Nurit Kedar is an Israeli producer and director of documentary films.
During the 1980s, she worked in the news department of Israel's Channel 1 in Washington. At the beginning of the 1990s, she returned to Israel, where she worked for CNN and was a senior producer for Keshet television from the time it started broadcasting on Channel 2. She produced the documentary series The Fat Man with the Sony, starring Yaron London. Together with London, she also produced for Keshet the series The Poetics of the Masses, Buddha Pizza Krishna Cola and Mr Prime Minister. Kedar produced the film Istiklal, by the director Nizar Hassan, which won the Wolgin award for best Israeli documentary at the 1994 Jerusalem Film Festival.
Kedar spoke of her film-making philosophy in a 2008 interview with Al-Jazeera: "I like conflicts, anything that has conflict, that's what I like. That's why I do wars … because that's the conflict of our lives here. I don't believe in film you can really change people but here in society we do nothing to stop the conflict, that's why I am me. I personally don't see any light at the end. It is for me that I am critical and not easy to watch and lots of people don't like it."[1]
Kedar's film Asesino, on the disappearance and presumed murder of thousands of young Jews during the Dirty War following the 1976 coup, won the Noga Award at the 2001 Jerusalem Film Festival.
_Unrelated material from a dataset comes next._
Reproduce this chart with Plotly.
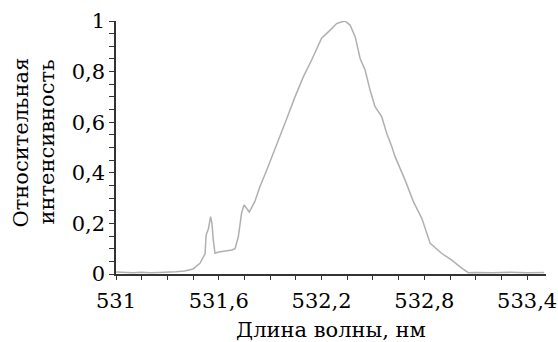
import plotly.graph_objects as go

wavelength = [531.0, 531.05, 531.1, 531.15, 531.2, 531.25, 531.3, 531.35, 531.4, 531.45,
              531.49, 531.52, 531.526, 531.54, 531.552, 531.56, 531.568, 531.578, 531.6, 531.64,
              531.676, 531.695, 531.714, 531.733, 531.747, 531.762, 531.778, 531.81, 531.84, 531.88,
              531.918, 531.958, 531.997, 532.045, 532.094, 532.142, 532.17, 532.2, 532.25, 532.288,
              532.31, 532.337, 532.366, 532.396, 532.425, 532.454, 532.483, 532.512, 532.551, 532.58,
              532.61, 532.629, 532.687, 532.736, 532.785, 532.834, 532.9, 532.96, 533.018, 533.057,
              533.1, 533.2, 533.3, 533.4, 533.5]
intensity = [0.008, 0.006, 0.005, 0.007, 0.005, 0.006, 0.007, 0.009, 0.012, 0.02,
             0.042, 0.08, 0.154, 0.18, 0.227, 0.2, 0.134, 0.082, 0.087, 0.09,
             0.095, 0.1, 0.147, 0.24, 0.273, 0.26, 0.245, 0.286, 0.345, 0.411,
             0.477, 0.54, 0.615, 0.70, 0.78, 0.846, 0.885, 0.932, 0.964, 0.99,
             0.995, 1.0, 0.984, 0.938, 0.852, 0.806, 0.727, 0.661, 0.622, 0.556,
             0.503, 0.464, 0.372, 0.286, 0.22, 0.121, 0.082, 0.055, 0.023, 0.005,
             0.006, 0.005, 0.007, 0.005, 0.006]

x_tickvals = [531.0, 531.6, 532.2, 532.8, 533.4]
x_ticktext = ["531", "531,6", "532,2", "532,8", "533,4"]
y_tickvals = [0, 0.2, 0.4, 0.6, 0.8, 1.0]
y_ticktext = ["0", "0,2", "0,4", "0,6", "0,8", "1"]

x_title = "Длина волны, нм"
y_title_lines = ["Относительная", "интенсивность"]

FONT = "DejaVu Serif"
FS = 21

fig = go.Figure()
fig.add_trace(go.Scatter(x=wavelength, y=intensity, mode="lines",
                         line=dict(color="#b0b0b0", width=1.5), showlegend=False))

fig.update_layout(
    width=558, height=342,
    margin=dict(l=116, r=12, t=21, b=68, autoexpand=False),
    paper_bgcolor="white", plot_bgcolor="white",
    font=dict(family=FONT, size=FS, color="black"),
)
fig.update_xaxes(
    range=[531, 533.51], showgrid=False, zeroline=False, automargin=False,
    showline=True, linecolor="#333", linewidth=1.5,
    tickmode="array", tickvals=x_tickvals, ticktext=x_ticktext,
    ticks="outside", ticklen=4, tickwidth=1.2, tickcolor="#333",
    ticklabelstandoff=3, ticklabeloverflow="allow",
    minor=dict(tickmode="linear", tick0=531, dtick=0.15, ticks="outside",
               ticklen=4, tickwidth=1.2, tickcolor="#333", showgrid=False),
    tickfont=dict(family=FONT, size=FS, color="black"),
    title=dict(text=x_title, font=dict(family=FONT, size=FS, color="black"), standoff=12),
)
fig.update_yaxes(
    range=[0, 1.0], showgrid=False, zeroline=False, automargin=False,
    showline=True, linecolor="#333", linewidth=1.5,
    tickmode="array", tickvals=y_tickvals, ticktext=y_ticktext,
    ticks="outside", ticklen=5, tickwidth=1.2, tickcolor="#333",
    ticklabeloverflow="allow",
    minor=dict(tickmode="linear", tick0=0, dtick=0.05, ticks="outside",
               ticklen=5, tickwidth=1.2, tickcolor="#333", showgrid=False),
    tickfont=dict(family=FONT, size=FS, color="black"),
)

for i, (txt, xs) in enumerate(zip(y_title_lines, [20, 46])):
    fig.add_annotation(text=txt, textangle=-90, xref="paper", yref="paper",
                       x=0, y=0.5, xanchor="center", yanchor="middle",
                       xshift=xs - 116, yshift=5, showarrow=False,
                       font=dict(family=FONT, size=FS, color="black"))

fig.write_html("out.html")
Her film One Shot, which included "unprecedented" interviews with Israeli snipers and footage of them at work,[2] received the 2004 Cologne Conference Phoenix Award.[3]
In extracts from Kedar's film Concrete broadcast on Britain's Channel 4 television on 26 January 2011, Israeli soldiers who took part in the 2008–09 attack on Gaza spoke of their orders, and stated that their commanders "psyched them up" and ordered "disproportionate" force.[4] Following the broadcast, Kedar told Channel 4 News that she had received threatening messages calling her a traitor, calling for her to be expelled from Israel, and death threats.[5][6] She said she had not received any messages of support from Israelis for making the film.[6]